# Work to be completed:
Go through the listing and set it down exactly, leaving out its pictures.

[A run of records]
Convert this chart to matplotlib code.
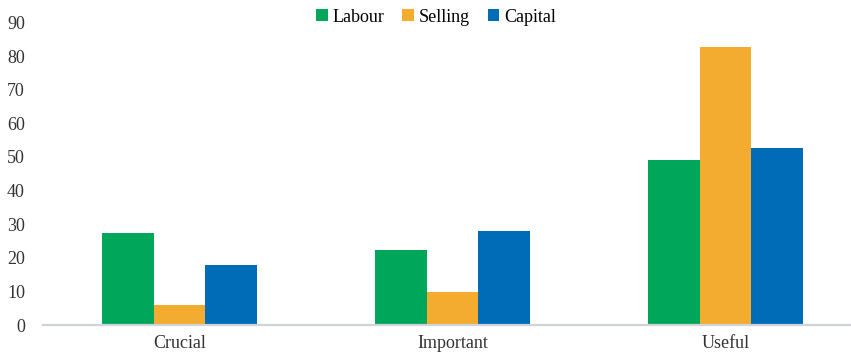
import matplotlib.pyplot as plt
import numpy as np

categories = ["Crucial", "Important", "Useful"]
labour = [27.5, 22.3, 49.0]
selling = [6.0, 9.7, 82.8]
capital = [17.9, 28.0, 52.8]

series = [("Labour", labour, "#00a65a"),
          ("Selling", selling, "#f3ac2f"),
          ("Capital", capital, "#006bb6")]

plt.rcParams["font.family"] = ["Liberation Serif", "DejaVu Serif"]

fig = plt.figure(figsize=(8.51, 3.57), dpi=100)
ax = fig.add_axes([43 / 851, 32 / 357, 808 / 851, 302.5 / 357])

x = np.arange(len(categories))
w = 0.19
for i, (name, vals, col) in enumerate(series):
    ax.bar(x + (i - 1) * w, vals, width=w, color=col, label=name)

ax.set_xlim(-0.5, 2.46)
ax.set_ylim(0, 90)
ax.set_yticks(range(0, 91, 10))
ax.set_xticks(x)
ax.set_xticklabels(categories)
ax.tick_params(axis="both", length=0, labelsize=13, colors="#333333")
ax.tick_params(axis="y", pad=13)
ax.tick_params(axis="x", pad=7)

for s in ["top", "right", "left"]:
    ax.spines[s].set_visible(False)
ax.spines["bottom"].set_color("#d0d4d9")
ax.spines["bottom"].set_linewidth(1.6)

fig.legend(loc="center", bbox_to_anchor=(436 / 851, 1 - 17 / 357), ncol=3,
           frameon=False, fontsize=13, handlelength=0.65, handleheight=0.65,
           handletextpad=0.25, columnspacing=1.0)

fig.savefig("out.png", dpi=100)
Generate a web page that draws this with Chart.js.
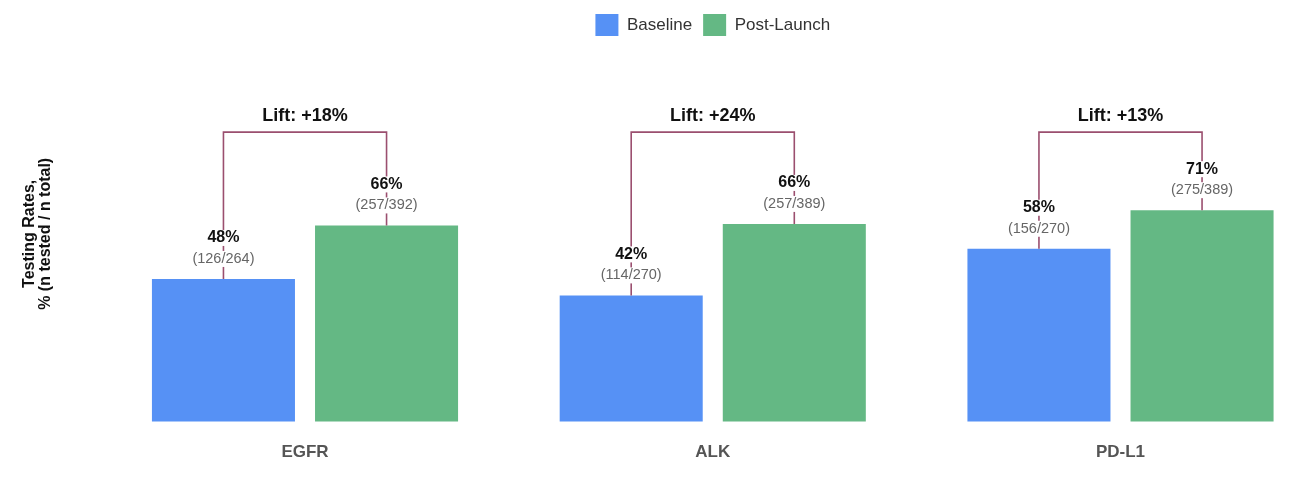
<!DOCTYPE html>
<html><head><meta charset="utf-8">
<script src="https://cdn.jsdelivr.net/npm/chart.js@4.4.1/dist/chart.umd.min.js"></script>
<style>html,body{margin:0;padding:0;background:#fff}#wrap{width:1293px;height:495px}</style>
</head><body><div id="wrap"><canvas id="c" width="1293" height="495"></canvas></div>
<script>
const categories = ['EGFR', 'ALK', 'PD-L1'];
const seriesNames = ['Baseline', 'Post-Launch'];
const baselinePct = [47.7, 42.2, 57.8];
const postPct = [65.6, 66.1, 70.7];
const baselineTested = [126, 114, 156];
const baselineTotal = [264, 270, 270];
const postTested = [257, 257, 275];
const postTotal = [392, 389, 389];
const liftPct = [18, 24, 13];
const bracketLevel = 96.8;
const yMax = 125.6;

const FONT = "'Liberation Sans', Arial, Helvetica, sans-serif";
const BLUE = '#5691F5', GREEN = '#64B884', LINE = '#9B4F6F';

function boxedLabel(ctx, text, x, y, font, color, h) {
  ctx.font = font;
  const w = ctx.measureText(text).width;
  ctx.fillStyle = '#fff';
  ctx.fillRect(x - w / 2 - 2, y - h / 2, w + 4, h);
  ctx.fillStyle = color;
  ctx.textAlign = 'center';
  ctx.textBaseline = 'middle';
  ctx.fillText(text, x, y);
}

const annot = {
  id: 'annot',
  afterDatasetsDraw(chart) {
    const ctx = chart.ctx;
    const yb = chart.scales.y.getPixelForValue(bracketLevel);
    const m0 = chart.getDatasetMeta(0), m1 = chart.getDatasetMeta(1);
    categories.forEach((c, i) => {
      const b0 = m0.data[i], b1 = m1.data[i];
      ctx.save();
      ctx.strokeStyle = LINE;
      ctx.lineWidth = 1.6;
      ctx.beginPath();
      ctx.moveTo(b0.x, b0.y);
      ctx.lineTo(b0.x, yb);
      ctx.lineTo(b1.x, yb);
      ctx.lineTo(b1.x, b1.y);
      ctx.stroke();
      const items = [
        [b0, baselinePct[i], baselineTested[i], baselineTotal[i]],
        [b1, postPct[i], postTested[i], postTotal[i]]
      ];
      items.forEach(([b, p, t, n]) => {
        boxedLabel(ctx, Math.round(p) + '%', b.x, b.y - 41, 'bold 16px ' + FONT, '#111', 16);
        boxedLabel(ctx, '(' + t + '/' + n + ')', b.x, b.y - 20, '14.5px ' + FONT, '#666', 16);
      });
      ctx.font = 'bold 18px ' + FONT;
      ctx.fillStyle = '#111';
      ctx.textAlign = 'center';
      ctx.textBaseline = 'middle';
      ctx.fillText('Lift: +' + liftPct[i] + '%', (b0.x + b1.x) / 2, yb - 16);
      ctx.restore();
    });
  }
};

new Chart(document.getElementById('c'), {
  type: 'bar',
  data: {
    labels: categories,
    datasets: [
      { label: seriesNames[0], data: baselinePct, backgroundColor: BLUE, clip: false },
      { label: seriesNames[1], data: postPct, backgroundColor: GREEN, clip: false }
    ]
  },
  options: {
    responsive: false,
    animation: false,
    devicePixelRatio: 1,
    categoryPercentage: 0.8,
    barPercentage: 0.877,
    layout: { padding: { left: 0, right: 172.5, top: 3, bottom: 11 } },
    plugins: {
      legend: {
        position: 'top',
        fullSize: false,
        labels: {
          boxWidth: 23, boxHeight: 22, padding: 11,
          color: '#333',
          font: { family: FONT, size: 17 }
        }
      },
      tooltip: { enabled: false }
    },
    scales: {
      x: {
        offset: false,
        grid: { display: false, drawTicks: false },
        border: { display: false },
        ticks: { color: '#555', padding: 21, font: { family: FONT, size: 17, weight: 'bold' } }
      },
      y: {
        min: 0, max: yMax,
        grid: { display: false, drawTicks: false },
        border: { display: false },
        ticks: { display: false },
        afterFit(scale) { scale.width = 305; },
        title: {
          display: true,
          text: ['Testing Rates,', '% (n tested / n total)'],
          color: '#111',
          padding: { top: 22, bottom: 0 },
          font: { family: FONT, size: 16, weight: 'bold', lineHeight: 1 }
        }
      }
    }
  },
  plugins: [annot]
});
</script></body></html>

# Answer for the task:
Convert this chart to matplotlib code.
import matplotlib.pyplot as plt
import numpy as np

categories = ["Crucial", "Important", "Useful"]
labour = [27.5, 22.3, 49.0]
selling = [6.0, 9.7, 82.8]
capital = [17.9, 28.0, 52.8]

series = [("Labour", labour, "#00a65a"),
          ("Selling", selling, "#f3ac2f"),
          ("Capital", capital, "#006bb6")]

plt.rcParams["font.family"] = ["Liberation Serif", "DejaVu Serif"]

fig = plt.figure(figsize=(8.51, 3.57), dpi=100)
ax = fig.add_axes([43 / 851, 32 / 357, 808 / 851, 302.5 / 357])

x = np.arange(len(categories))
w = 0.19
for i, (name, vals, col) in enumerate(series):
    ax.bar(x + (i - 1) * w, vals, width=w, color=col, label=name)

ax.set_xlim(-0.5, 2.46)
ax.set_ylim(0, 90)
ax.set_yticks(range(0, 91, 10))
ax.set_xticks(x)
ax.set_xticklabels(categories)
ax.tick_params(axis="both", length=0, labelsize=13, colors="#333333")
ax.tick_params(axis="y", pad=13)
ax.tick_params(axis="x", pad=7)

for s in ["top", "right", "left"]:
    ax.spines[s].set_visible(False)
ax.spines["bottom"].set_color("#d0d4d9")
ax.spines["bottom"].set_linewidth(1.6)

fig.legend(loc="center", bbox_to_anchor=(436 / 851, 1 - 17 / 357), ncol=3,
           frameon=False, fontsize=13, handlelength=0.65, handleheight=0.65,
           handletextpad=0.25, columnspacing=1.0)

fig.savefig("out.png", dpi=100)
Generate a web page that draws this with Chart.js.
<!DOCTYPE html>
<html><head><meta charset="utf-8">
<script src="https://cdn.jsdelivr.net/npm/chart.js@4.4.1/dist/chart.umd.min.js"></script>
<style>html,body{margin:0;padding:0;background:#fff}#wrap{width:1293px;height:495px}</style>
</head><body><div id="wrap"><canvas id="c" width="1293" height="495"></canvas></div>
<script>
const categories = ['EGFR', 'ALK', 'PD-L1'];
const seriesNames = ['Baseline', 'Post-Launch'];
const baselinePct = [47.7, 42.2, 57.8];
const postPct = [65.6, 66.1, 70.7];
const baselineTested = [126, 114, 156];
const baselineTotal = [264, 270, 270];
const postTested = [257, 257, 275];
const postTotal = [392, 389, 389];
const liftPct = [18, 24, 13];
const bracketLevel = 96.8;
const yMax = 125.6;

const FONT = "'Liberation Sans', Arial, Helvetica, sans-serif";
const BLUE = '#5691F5', GREEN = '#64B884', LINE = '#9B4F6F';

function boxedLabel(ctx, text, x, y, font, color, h) {
  ctx.font = font;
  const w = ctx.measureText(text).width;
  ctx.fillStyle = '#fff';
  ctx.fillRect(x - w / 2 - 2, y - h / 2, w + 4, h);
  ctx.fillStyle = color;
  ctx.textAlign = 'center';
  ctx.textBaseline = 'middle';
  ctx.fillText(text, x, y);
}

const annot = {
  id: 'annot',
  afterDatasetsDraw(chart) {
    const ctx = chart.ctx;
    const yb = chart.scales.y.getPixelForValue(bracketLevel);
    const m0 = chart.getDatasetMeta(0), m1 = chart.getDatasetMeta(1);
    categories.forEach((c, i) => {
      const b0 = m0.data[i], b1 = m1.data[i];
      ctx.save();
      ctx.strokeStyle = LINE;
      ctx.lineWidth = 1.6;
      ctx.beginPath();
      ctx.moveTo(b0.x, b0.y);
      ctx.lineTo(b0.x, yb);
      ctx.lineTo(b1.x, yb);
      ctx.lineTo(b1.x, b1.y);
      ctx.stroke();
      const items = [
        [b0, baselinePct[i], baselineTested[i], baselineTotal[i]],
        [b1, postPct[i], postTested[i], postTotal[i]]
      ];
      items.forEach(([b, p, t, n]) => {
        boxedLabel(ctx, Math.round(p) + '%', b.x, b.y - 41, 'bold 16px ' + FONT, '#111', 16);
        boxedLabel(ctx, '(' + t + '/' + n + ')', b.x, b.y - 20, '14.5px ' + FONT, '#666', 16);
      });
      ctx.font = 'bold 18px ' + FONT;
      ctx.fillStyle = '#111';
      ctx.textAlign = 'center';
      ctx.textBaseline = 'middle';
      ctx.fillText('Lift: +' + liftPct[i] + '%', (b0.x + b1.x) / 2, yb - 16);
      ctx.restore();
    });
  }
};

new Chart(document.getElementById('c'), {
  type: 'bar',
  data: {
    labels: categories,
    datasets: [
      { label: seriesNames[0], data: baselinePct, backgroundColor: BLUE, clip: false },
      { label: seriesNames[1], data: postPct, backgroundColor: GREEN, clip: false }
    ]
  },
  options: {
    responsive: false,
    animation: false,
    devicePixelRatio: 1,
    categoryPercentage: 0.8,
    barPercentage: 0.877,
    layout: { padding: { left: 0, right: 172.5, top: 3, bottom: 11 } },
    plugins: {
      legend: {
        position: 'top',
        fullSize: false,
        labels: {
          boxWidth: 23, boxHeight: 22, padding: 11,
          color: '#333',
          font: { family: FONT, size: 17 }
        }
      },
      tooltip: { enabled: false }
    },
    scales: {
      x: {
        offset: false,
        grid: { display: false, drawTicks: false },
        border: { display: false },
        ticks: { color: '#555', padding: 21, font: { family: FONT, size: 17, weight: 'bold' } }
      },
      y: {
        min: 0, max: yMax,
        grid: { display: false, drawTicks: false },
        border: { display: false },
        ticks: { display: false },
        afterFit(scale) { scale.width = 305; },
        title: {
          display: true,
          text: ['Testing Rates,', '% (n tested / n total)'],
          color: '#111',
          padding: { top: 22, bottom: 0 },
          font: { family: FONT, size: 16, weight: 'bold', lineHeight: 1 }
        }
      }
    }
  },
  plugins: [annot]
});
</script></body></html>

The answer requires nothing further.